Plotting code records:
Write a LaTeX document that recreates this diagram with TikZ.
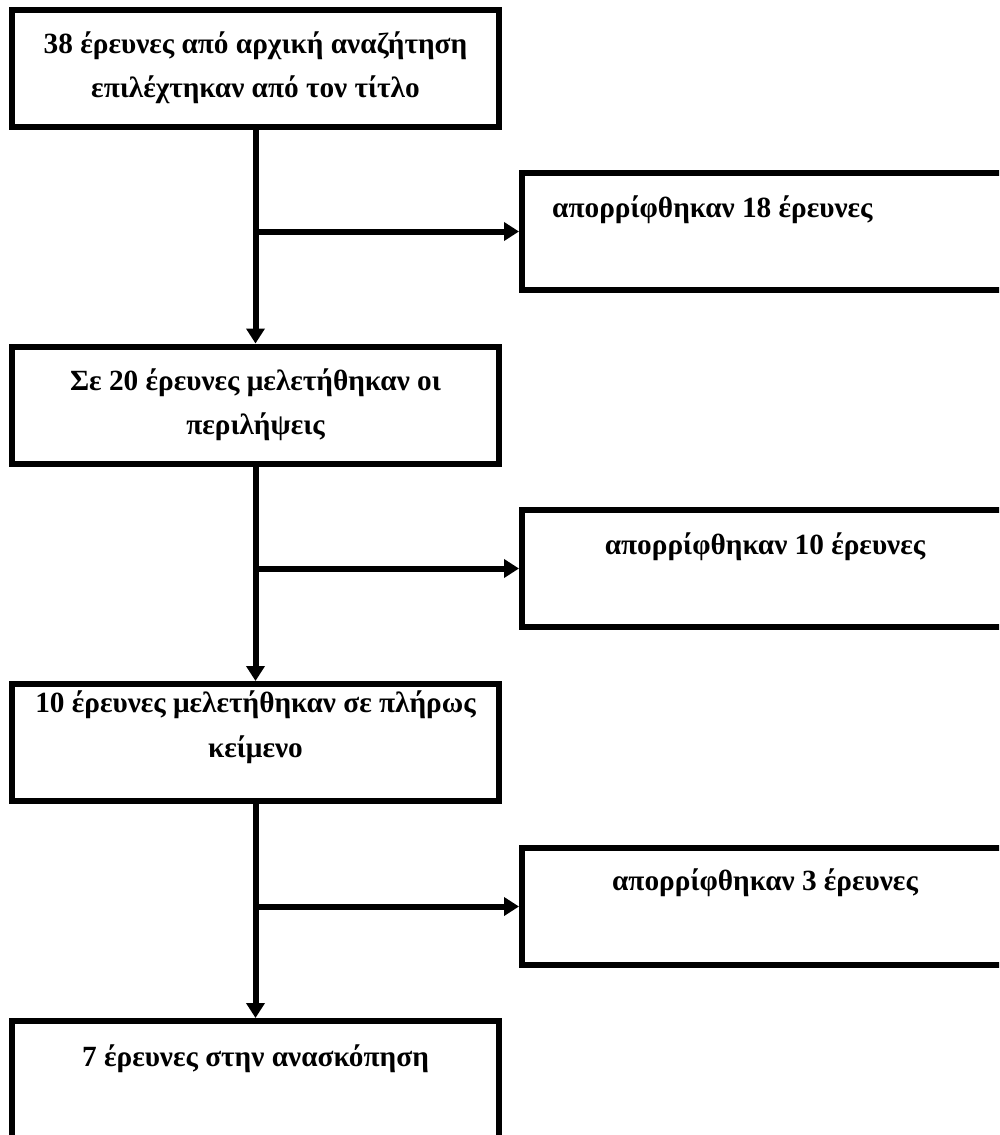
\documentclass[tikz,border=0pt]{standalone}
\usepackage{fontspec}
\setmainfont{Liberation Serif}
\usetikzlibrary{arrows.meta,calc}
\begin{document}
\begin{tikzpicture}[x=1pt,y=-1pt,
  box/.style={draw=black, line width=6pt, fill=white, inner sep=0pt, outer sep=0pt, minimum width=487pt, minimum height=117pt},
  rbox/.style={draw=black, line width=6pt, fill=white, inner sep=0pt, outer sep=0pt, minimum width=490pt, minimum height=117pt},
  txt/.style={font=\fontsize{29.3}{44}\selectfont\bfseries, anchor=base, inner sep=0pt},
  conn/.style={line width=6pt, shorten >=3pt, -{Triangle[length=15pt,width=18pt]}}]
\useasboundingbox (0,0) rectangle (999,1135);
\clip (0,0) rectangle (999,1135);
% left boxes
\node[box] (b1) at (255.5,68.5) {};
\node[box] (b2) at (255.5,405) {};
\node[box] (b3) at (255.5,742.5) {};
\node[box, minimum height=140pt] (b4) at (255.5,1091) {};
% right boxes
\node[rbox] (r1) at (767,231.5) {};
\node[rbox] (r2) at (767,568.5) {};
\node[rbox] (r3) at (767,906.5) {};
% connectors
\draw[conn] (b1.south) -- (b2.north);
\draw[conn] (b2.south) -- (b3.north);
\draw[conn] (b3.south) -- (b4.north);
\draw[conn] (b1.south |- r1.west) -- (r1.west);
\draw[conn] (b2.south |- r2.west) -- (r2.west);
\draw[conn] (b3.south |- r3.west) -- (r3.west);
% texts
\node[txt] (t1a) at (255.5,53) {38 έρευνες από αρχική αναζήτηση};
\node[txt] (t1b) at (255.5,97) {επιλέχτηκαν από τον τίτλο};
\node[txt] (t2a) at (255.5,390) {Σε 20 έρευνες μελετήθηκαν οι};
\node[txt] (t2b) at (255.5,434) {περιλήψεις};
\node[txt] (t3a) at (255.5,712) {10 έρευνες μελετήθηκαν σε πλήρως};
\node[txt] (t3b) at (255.5,757) {κείμενο};
\node[txt] (t4a) at (255.5,1066) {7 έρευνες στην ανασκόπηση};
\node[txt, anchor=base west] (tr1) at (552,217) {απορρίφθηκαν 18 έρευνες};
\node[txt] (tr2) at (765,554) {απορρίφθηκαν 10 έρευνες};
\node[txt] (tr3) at (765,890) {απορρίφθηκαν 3 έρευνες};
\end{tikzpicture}
\end{document}
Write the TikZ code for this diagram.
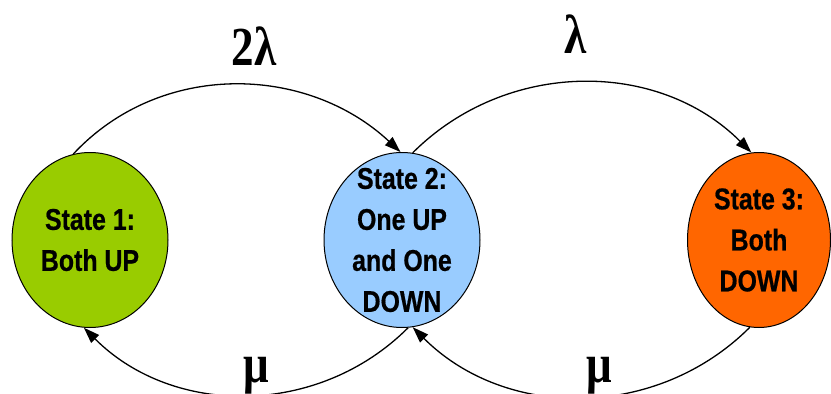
\documentclass[tikz,border=0pt]{standalone}
\usepackage{fontspec}
\setmainfont{Liberation Serif}
\newfontfamily\statefont[FakeStretch=0.83, FakeBold=0.6]{Liberation Sans}
\newfontfamily\ratefont[FakeStretch=0.82]{Liberation Serif}
\usetikzlibrary{arrows.meta,shapes.geometric}

\definecolor{upgreen}{HTML}{99CC00}
\definecolor{halfblue}{HTML}{99CCFF}
\definecolor{downorange}{HTML}{FF6600}

\begin{document}
\begin{tikzpicture}[x=1pt, y=-1pt,
  state/.style={draw, ellipse, line width=1pt, minimum width=156pt, minimum height=175pt, inner sep=-30pt, align=center, font=\statefont\bfseries\fontsize{30}{41}\selectfont},
  rate/.style={anchor=base, font=\ratefont\bfseries\fontsize{55}{55}\selectfont},
  arrow/.style={-{Triangle[length=16pt,width=11pt]}, line width=1.3pt}
]
\useasboundingbox (0,0) rectangle (831,394);

% Markov chain of the two-unit repairable system.
\node[state, fill=upgreen] (both_up) at (90,240) {State 1:\\Both UP};
\node[state, fill=halfblue] (one_up) at (402,240) {State 2:\\One UP\\and One\\DOWN};
\node[state, fill=downorange, minimum width=143pt] (both_down) at (759,240) {State 3:\\Both\\DOWN};

\node[rate] (fail_two) at (254,65) {2λ};
\node[rate] (fail_one) at (576,53) {λ};
\node[rate] (repair_one) at (256,382) {μ};
\node[rate] (repair_two) at (599,382) {μ};

\draw[arrow] (both_up.101) to[out=47, in=137] (one_up.91);
\draw[arrow] (one_up.83) to[out=45, in=135] (both_down.95);
\draw[arrow] (one_up.-86) to[out=225, in=-45] (both_up.-94);
\draw[arrow] (both_down.-96) to[out=225, in=-45] (one_up.-83);
\end{tikzpicture}
\end{document}
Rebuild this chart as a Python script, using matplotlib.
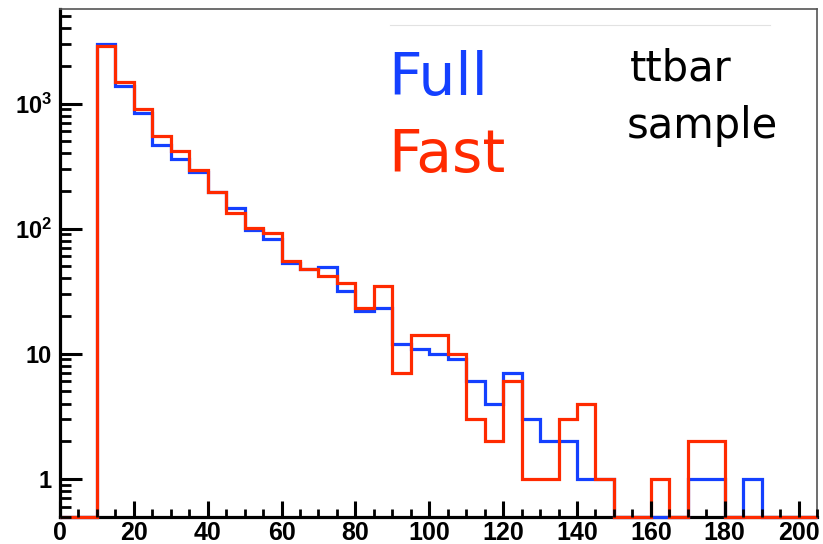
import numpy as np
import matplotlib
matplotlib.use('Agg')
import matplotlib.pyplot as plt
from matplotlib.ticker import FixedLocator, FixedFormatter, LogLocator, MultipleLocator, NullFormatter

plt.rcParams['mathtext.fontset'] = 'custom'
plt.rcParams['mathtext.rm'] = 'Liberation Sans'
plt.rcParams['mathtext.bf'] = 'Liberation Sans:bold'

# Бины гистограммы: 0..205 с шагом 5
bin_edges = np.arange(0, 210, 5)

# Full simulation
full_counts = [0, 0, 3000, 1375, 840, 470, 360, 282, 196, 145, 98, 82, 53, 48, 49, 32,
               22, 23, 12, 11, 10, 9, 6, 4, 7, 3, 2, 2, 1, 1, 0, 0, 0, 0, 1, 1, 0, 1, 0, 0, 0]
# Fast simulation
fast_counts = [0, 0, 2900, 1500, 905, 547, 418, 292, 196, 133, 102, 93, 55, 48, 42, 37,
               23, 35, 7, 14, 14, 10, 3, 2, 6, 1, 1, 3, 4, 1, 0, 0, 1, 0, 2, 2, 0, 0, 0, 0, 0]

y_ticks = [1, 10, 100, 1000]
y_tick_labels = ['1', '10', r'$\mathbf{10^{2}}$', r'$\mathbf{10^{3}}$']
x_ticks = list(range(0, 201, 20))

blue = '#1440ff'
red = '#ff2a00'
y_lo, y_hi = 0.5, 5700

fig = plt.figure(figsize=(8.23, 5.44), dpi=100)
ax = fig.add_axes([60 / 823, 1 - 516.5 / 544, 757 / 823, 507.5 / 544])

# пустые бины рисуются по нижней границе, как в ROOT
for counts, color in [(full_counts, blue), (fast_counts, red)]:
    vals = np.array(counts, dtype=float)
    vals = np.where(vals > 0, vals, y_lo)
    ax.stairs(vals, bin_edges, baseline=None, color=color, linewidth=2.3,
              zorder=3, clip_on=False)

ax.set_yscale('log')
ax.set_xlim(0, 205)
ax.set_ylim(y_lo, y_hi)

ax.yaxis.set_major_locator(FixedLocator(y_ticks))
ax.yaxis.set_major_formatter(FixedFormatter(y_tick_labels))
ax.yaxis.set_minor_locator(LogLocator(base=10, subs=np.arange(2, 10)))
ax.yaxis.set_minor_formatter(NullFormatter())
ax.xaxis.set_major_locator(FixedLocator(x_ticks))
ax.xaxis.set_minor_locator(MultipleLocator(5))

ax.tick_params(axis='y', which='major', direction='in', length=16, width=2.2,
               pad=6, labelsize=17)
ax.tick_params(axis='y', which='minor', direction='in', length=8, width=2)
ax.tick_params(axis='x', which='major', direction='in', length=11.5, width=2.2,
               pad=3, labelsize=18)
ax.tick_params(axis='x', which='minor', direction='in', length=6, width=2)
for lab in ax.get_xticklabels() + ax.get_yticklabels():
    lab.set_family('Liberation Sans')
    lab.set_fontweight('bold')
ax.xaxis.set_zorder(4)
ax.yaxis.set_zorder(4)

ax.spines['left'].set_linewidth(2.3)
ax.spines['bottom'].set_linewidth(2.3)
for side in ['top', 'right']:
    ax.spines[side].set_linewidth(1.2)
    ax.spines[side].set_color('#555555')

# подписи
ax.plot([0.436, 0.938], [0.9685, 0.9685], transform=ax.transAxes,
        color='#e2e2e2', linewidth=0.8)
ax.text(0.433, 0.8305, 'Full', transform=ax.transAxes, color=blue,
        fontsize=42, family='DejaVu Sans', va='baseline', ha='left')
ax.text(0.433, 0.679, 'Fast', transform=ax.transAxes, color=red,
        fontsize=42, family='DejaVu Sans', va='baseline', ha='left')
ax.text(0.753, 0.860, 'ttbar', transform=ax.transAxes, color='black',
        fontsize=30, family='DejaVu Sans', va='baseline', ha='left')
ax.text(0.749, 0.746, 'sample', transform=ax.transAxes, color='black',
        fontsize=30, family='DejaVu Sans', va='baseline', ha='left')

fig.savefig('out.png', dpi=100)
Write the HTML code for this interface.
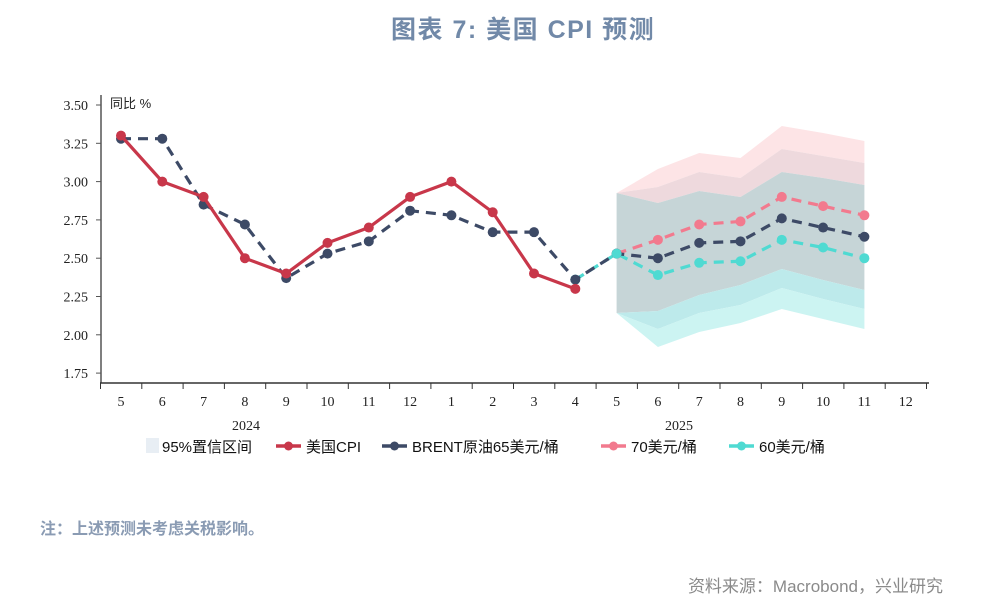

### Requirements
How many of the lines above contain the string "diagram"? Give the number only.

### Solution to this task
2